Sounds alright to me @mxinden. Let's move forward with the fix 👍🏻

demfabris avatar Feb 11 '22 22:02 demfabris

Hey @mxinden I was about to push this changes but something got me thinking: Your suggested diff would cause it to be required to have an existing transport to construct a v2::Client, even tho I don't see the use case for a single v2::Client transport to be operating alone, do you think this is something we want?

What you think about we make two construct methods, one called from_transport... and the other remain as you suggested?

demfabris avatar Feb 23 '22 13:02 demfabris

Your suggested diff would cause it to be required to have an existing transport to construct a v2::Client, even tho I don't see the use case for a single v2::Client transport to be operating alone, do you think this is something we want?

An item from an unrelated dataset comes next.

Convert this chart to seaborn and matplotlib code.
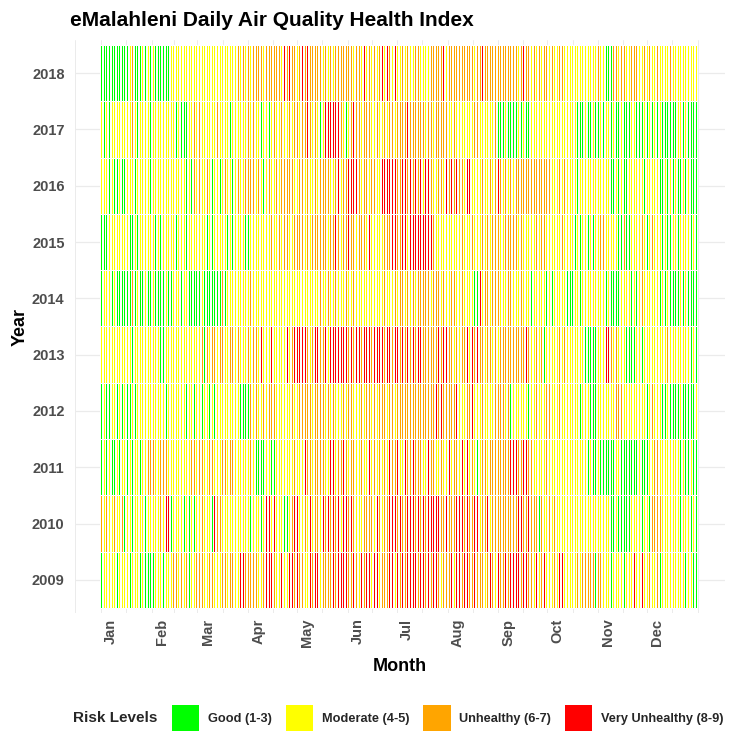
import numpy as np
import pandas as pd
import matplotlib
matplotlib.use("Agg")
import matplotlib.pyplot as plt
import seaborn as sns
from matplotlib.colors import ListedColormap
from matplotlib.patches import Patch

# ---------------- data ----------------
years = [2018, 2017, 2016, 2015, 2014, 2013, 2012, 2011, 2010, 2009]
risk_codes = ["G", "M", "U", "V"]
risk_labels = ["Good (1-3)", "Moderate (4-5)", "Unhealthy (6-7)", "Very Unhealthy (8-9)"]
risk_colors = ["#00FF00", "#FFFF00", "#FFA500", "#FF0000"]
month_labels = ["Jan", "Feb", "Mar", "Apr", "May", "Jun",
                "Jul", "Aug", "Sep", "Oct", "Nov", "Dec"]
month_start_doy = [1, 32, 60, 91, 121, 152, 182, 213, 244, 274, 305, 335]

# daily risk level per year (day 1..365), G=Good M=Moderate U=Unhealthy V=Very Unhealthy
aqhi_2018 = ("GGGGGGGGGG GGGGGGGGMU GGGGGMGGGM GMMGMGGGGM GGGMMGMMMM GMMMMMMMMM "
             "MMMMMMMMMM MMMMMUMMMM MMMMUMMUMM UMMUUUUMUM UUMUUMUUMU MVVUUVMUUV "
             "MUUVMUVVUU VUUMUUMUUM UUMUUUMUUU UUMUMUUMUM UVMUUMMUUM UMVMVVUVMM "
             "VMMMUMMUMM MMUUUMMMMG MUUUUUUVUV VMUUUUUUMU MUUMUUUUMU UUUVMUUMUU "
             "UUVUUMUUVU UMUUUMUUVU UUUMUUMUUM UUUMMUUMUM UMUMMMMMMM MMMMMMMUMM "
             "UMMMUMMMMG GMGUUUMUUU UMUMUMUUMM UMUMMUGMMU UMMMGMMMUM MMUMMMMMMM MMMMM")
aqhi_2017 = ("MMGMGGMMMM MMMMMMMUMU UMGMMMGMMM GMMMMMMMMM MMMMMMGMMG MGGMMMMUMM "
             "UMMMUMMUMM MUMMMMMMGG MMMMMMMMMU UMMUMMMGGM MMMGMMUMUM UUMUMUUMUU "
             "UMUUMUVUUM MUMUGMMVMV VMVVVVUUMU GMVUVMUUUM UUUMUMVMUU MUMUUMUUUU "
             "MUUUUUUVUU UUUUUUUUMU UUUMUUUUUU MUGMMMUMUM UMMUMMUMUM UMMMMMMMMM "
             "UUGGGGGMGG GGGGGMGGMG GGGMGMMMMM MMMMMMMMMM MMMMMMGMMM MGGGGGMGGG "
             "GMGGGMGGMM MGGMGGGGMG GGMGMMMGMG GGMGGMMGMM GMMGGGGMGM GGGMMGGMGG MGGGG")
aqhi_2016 = ("MGMMMGGMGG GMGGGGMMMM MGMMMMMMMM GGMMUMMMMM MMUMMMMMGM GMGGMGGUMM "
             "UUMMMUMMGM UMGGMMUMMM GMMMUMMMUU UUMUMMUMMG MMMUMUMUMM UMUMUUMUMU "
             "MUMUUMUUMM UUMUUUUUMU MUMUUVMMUV UVUVVUVUUM VUUMMUMUUM MVVVUVVUVV "
             "VUVUVVVUVV VUVVUVVMVU VUUMUMUUUM UVUUVMUVUU VUMUVVUMMU MMMUMMMMUM "
             "VUVVUUMUUM UUMUUUMUUU UUMUMUUMUU MUUMUUMMUM UMMUMMUMMM MGMMMGMGMM "
             "MMMMMMGMMM MMGGGMGGMM GGMMMUMMGM GMGMMMGMMG MGGGMMGGMM GMMGGMMGGM MGGMG")
aqhi_2015 = ("GMGGGMMMMM MMMMMMMMGG GMGGMMGMGM MGMGGMGMMM MMMMMMGMMM MMGMMMUMMM "
             "MUMMMGMMGM GMMMMMMGMM GGMMMMGMGG GMMMGMMMMM MMMMUMMMMU MMUMUMMMUM "
             "UUMUUMUUMU UUUMUUUUMM UVUVMUVMUV UVMUUMMMUU MUMUVMVMUM MMMUMUUUVM "
             "VUVUVUVMVV VVVUVVUVVM VUVUMMMMMM MMUMMMMMUM MUMUMMMUMU MUMUMMUUMU "
             "MUMUMUMUUU UMUMUMMUMM MMUMMMUMMU MUMMMUMMMM MMUMMMMMMM GMMGMMMMGM "
             "MGMMMUMUMM MMMMUMGGGM UGGGMUMMUM MUMMGMMUMG MMMGMMGMGG MMGGMGMMGM MGMGG")
aqhi_2014 = ("GGMMUMGGMG GGMGGMGGGU GGMMGGGMGG GGMGMGGMGG MGMGMMMMMG MMMGGGMGGG "
             "GGMGGGGMGG GGMGUMGMMM MMMMMMMMMM MUMMMMMMMM MMMMMMMMMM MMMMMMMMMM "
             "MMMMMMMMMM MMMUUMMMMU MMMUMMUMMM UMMMUMMUMM UMMUMMMMMM MMMUMMMUMM "
             "UMMUUUMUMM MUMUUUMUUU UUMUMUUUMU GMUMUUUMMM MUMMMMGMGM GMVMMUUMMU "
             "MUUUMMMMMU UUMUMMMUMM MMMGMMMMMM MMGMMGGMMM MMMMMGMGGM MMMGMMMMMM "
             "MMMMMMGMMG MGGGMGGMMG MMMMGMMGMM MUMGMMGMMM MMGMGGMGGM GGMGMGGMGG MGGGG")
aqhi_2013 = ("MMMMMMMMMM MMMMMMMMMG GMMUMMMMMM MMMMMMGMGM MMMMMMMMMM UMMUMMUMMG "
             "MMUGUUMMUU MMMUUUMMUU UUMMUMUMMM UMMUMUMUVM VMUMVVMMUM MUMVVMVUVU "
             "VVMVVVUUMU UVVVUVUVVM VVVVVVUVVV VUVVUVVVVU MVVMVUVVVV VVVUVVVVUV "
             "VVVUVVUVVU VVUUVVVUUV UUUUVUVVUV VVVUUVMUVM UUUUVMVVUU VUUUUMUUUM "
             "UUUMUUUUUU UUUUUUMUUU VUUMUMUUMU MGMUMGMMUM UMMUMMMMMU MMMMMMGMGG "
             "MGGGMMGMMV VMUMMUMMMM MGMGGMGMMM GGMUMMGMMM MMMMGMUMMG MMGMMGMMGM MGMGG")
aqhi_2012 = ("GMMGMGMMMG GMGGMGGMGM GGMMMMMMMM MMMMMMMMMM GMMMMMMMMM MMGMMMMGMG "
             "MMGMGMGMMG MMMMMMMMMM MMMMMGUGGM GUGMMUMUMU UMMUUMUMUM MUMUMMUUMU "
             "MUMUMUUUUM UUUUUMUMUU MUUMUMUMUU MUMUMUMUMU UMUMUMUUUM UMUUUMUUUU "
             "MUUUUUUUUU UUUUUUUUUU UUUUVVUVVU VUVUUMUVMM UMMUUUUVMU MMMUMMMMMM "
             "MUMUUUUMMU GMMUMMGMMM MGMMUMUMMM MMUMUMMMMM UMMMMMMMMM MMMGMMMMMG "
             "GGGGMMMMGM MGMMMUUMUM MMGMMUMMMM MMMMGMMUMG MGMGGGMGGG GGGGMGGGMG GGGGM")
aqhi_2011 = ("GGMGGMMGGM MGMMMGGMMG GMMMGMUMMU UMUMUMUMUM UMMMMUMMMM UMMMMUMUMM "
             "UMUMUMUMUM UMUMUMUMUU UMMUMMMMMM MUMMMGGMGG GMMMGMGMMM MGMGMMMMUM "
             "MMMMUVUUUM UUUUUUUMUM VMVMMUMUVM UMMUUVMUMU UMMMVMVUMM UMMUVMVMUM "
             "UVUMMVVUUU VVUUUUVMMU VUUUVMMUUM MMUVMUUUUM UVMUVMUUMU GMMUUUMUUU "
             "UUUUUUUUUU VUVVVUUUVM VUUUMMMMMM MMUMMMMMUM MMMMMMMMMM MMMMMMMMGM "
             "GGGGMGGGMG GMGGGMMGGG GGGGGGGGGM GGGGGMGMUM UMMMMMMGMM MMMMGMMGMG GMGGG")
aqhi_2010 = ("UGMUMMUMUU MMMUGMMMMG MMMMMMMGMM MGMMMMUMMM VVMGMMMMGM MGMMGMMGMM "
             "MMUMMMMMGV MUMUMGMMMM MUMUMMMMMM MGMMGMMGGM MVMVMUVMUM MUGMGMMUVU "
             "VMUMUUMUVM UUUVMVVUMV UUVUVVUMVU VUUVUMMUMM UUUVUUVMUV UVMUVUVUVU "
             "VUUVUMUVUV VVUUVUUVUV VUVVUVVVUU MVVUUVUVUV UVUUVUMUVU VUMUVUVUMU "
             "MUUUUVUUVU UUUVUVUVUU UVUUMUUUGU GMMMUMMUMM MMMMMMMMMM MMMMMMMMMM "
             "MMMMMMGMGM MGGGGMGGGM GGGGMMMMUM GGMUMGMUUM UMUMMMMGMM MMMMGMMMMM MGMMG")
aqhi_2009 = ("GMMMMMMMMG GMMMMMMGGM GMMMGMMGMG GMGMMMMMGM MMMMUMUMMU UMUMGMUMUM "
             "UMUMUMUMUM UMUMUMUMUU UUMUMVUVUM UUMUVUMUMU MVMVVVUMUM VMMVMVMVUM "
             "VUMUVMMUVU UVVUMVUUMU UVVUMVUVVU VUVUVUUVMV MUVUVMUVUV MVUUVUVUVU "
             "MVVUVVUVVV VVVVUVVVUV VUUVVVUVMU VUVUVUMVUV UUVUVUVUVM UMUUVMUUVU "
             "VMUVUVUVUU VUVUVVUUVU VUVUVMVMMU MVMMMMMUUM VMVMMMMMMM MUMMUMUMUU "
             "UUGMUUMMMM MMGMUMMMMM GMMMMUVMVM VVMMMUMMMM UMGMMMMMMM MMVMMMMGMM MMGGG")

series = [aqhi_2018, aqhi_2017, aqhi_2016, aqhi_2015, aqhi_2014,
          aqhi_2013, aqhi_2012, aqhi_2011, aqhi_2010, aqhi_2009]
code_index = {c: i for i, c in enumerate(risk_codes)}
matrix = [[code_index[ch] for ch in s.replace(" ", "")] for s in series]
df = pd.DataFrame(matrix, index=years, columns=np.arange(1, len(matrix[0]) + 1))

# ---------------- plot ----------------
sns.set_theme(style="white")
plt.rcParams["font.family"] = ["Liberation Sans", "DejaVu Sans"]

fig = plt.figure(figsize=(7.36, 7.5), dpi=100)
ax = fig.add_axes([75 / 736, 1 - 613 / 750, 650 / 736, 573 / 750])

sns.heatmap(df, cmap=ListedColormap(risk_colors), vmin=-0.5, vmax=3.5,
            cbar=False, linewidths=0.45, linecolor="white", antialiased=False,
            xticklabels=False, yticklabels=False, ax=ax)

ndays = df.shape[1]
ax.set_xlim(-15.3, ndays + 17.1)
ax.set_ylim(len(years) + 0.09, -0.09)

# gridlines at month starts and mid-months (minor ticks); labels as major ticks
month_x = [d - 0.5 for d in month_start_doy] + [ndays + 0.5]
mid_x = [-15.0] + [(a + b) / 2 for a, b in zip(month_x[:-1], month_x[1:])]
label_x = [x + 2.0 for x in month_x[:-1]]
ax.set_xticks(sorted(month_x + mid_x), minor=True)
ax.set_xticks(label_x)
ax.set_xticklabels(month_labels, rotation=90, ha="left",
                   fontsize=10.5, fontweight="bold", color="#4D4D4D")
ax.set_yticks(np.arange(len(years)) + 0.5)
ax.set_yticklabels([str(y) for y in years], rotation=0,
                   fontsize=10.5, fontweight="bold", color="#4D4D4D")
ax.tick_params(axis="both", which="both", length=0)
ax.tick_params(axis="x", pad=4)
ax.tick_params(axis="y", pad=7.5)

ax.set_axisbelow(True)
ax.grid(True, which="major", axis="y", color="#EBEBEB", linewidth=0.9)
ax.grid(True, which="minor", axis="x", color="#EBEBEB", linewidth=0.7)
ax.grid(False, which="major", axis="x")
for sp in ax.spines.values():
    sp.set_visible(False)

ax.set_xlabel("Month", fontsize=13, fontweight="bold", color="black")
ax.set_ylabel("Year", fontsize=13, fontweight="bold", color="black")
ax.xaxis.set_label_coords(0.5, -(665 - 613) / 573 + 0.012)
ax.yaxis.set_label_coords((29 - 75) / 650, 0.5)

fig.text(70 / 736, 1 - 20 / 750, "eMalahleni Daily Air Quality Health Index",
         fontsize=15, fontweight="bold", ha="left", va="center", color="black")

handles = [Patch(facecolor=c, edgecolor="none", label=l)
           for c, l in zip(risk_colors, risk_labels)]
fig.text(73 / 736, 1 - 718 / 750, "Risk Levels", fontsize=11,
         fontweight="bold", ha="left", va="center")
fig.legend(handles=handles, loc="center left",
           bbox_to_anchor=(172 / 736, 1 - 718 / 750), ncol=4, frameon=False,
           prop={"weight": "bold", "size": 9.2}, handlelength=2.15,
           handleheight=2.8, handletextpad=0.7, columnspacing=1.05,
           borderpad=0, borderaxespad=0)

fig.savefig("out.png", dpi=100)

I don't think one would ever construct a v2::Client without an additional Transport. After all, the relaying has to happen over some Transport. Let me know in case I am missing something.

mxinden avatar Feb 25 '22 16:02 mxinden

I totally agree, I'm asking this because one of the tests is implemented with v2::Client alone and it got me wondering

demfabris avatar Feb 25 '22 17:02 demfabris

I totally agree, I'm asking this because one of the tests is implemented with v2::Client alone and it got me wondering

Oh, mind pointing me to it @demfabris?

mxinden avatar Feb 25 '22 18:02 mxinden

I think this section confused me earlier https://github.com/libp2p/rust-libp2p/blob/master/protocols/relay/tests/v2.rs#L320 but now I see that's not the case 😆. Sorry I must've read this on a hurry

demfabris avatar Feb 25 '22 18:02 demfabris

This pull request has merge conflicts. Could you please resolve them @demfabris? 🙏

mergify[bot] avatar Mar 22 '23 15:03 mergify[bot]

Closing as stale.

thomaseizinger avatar Sep 20 '23 02:09 thomaseizinger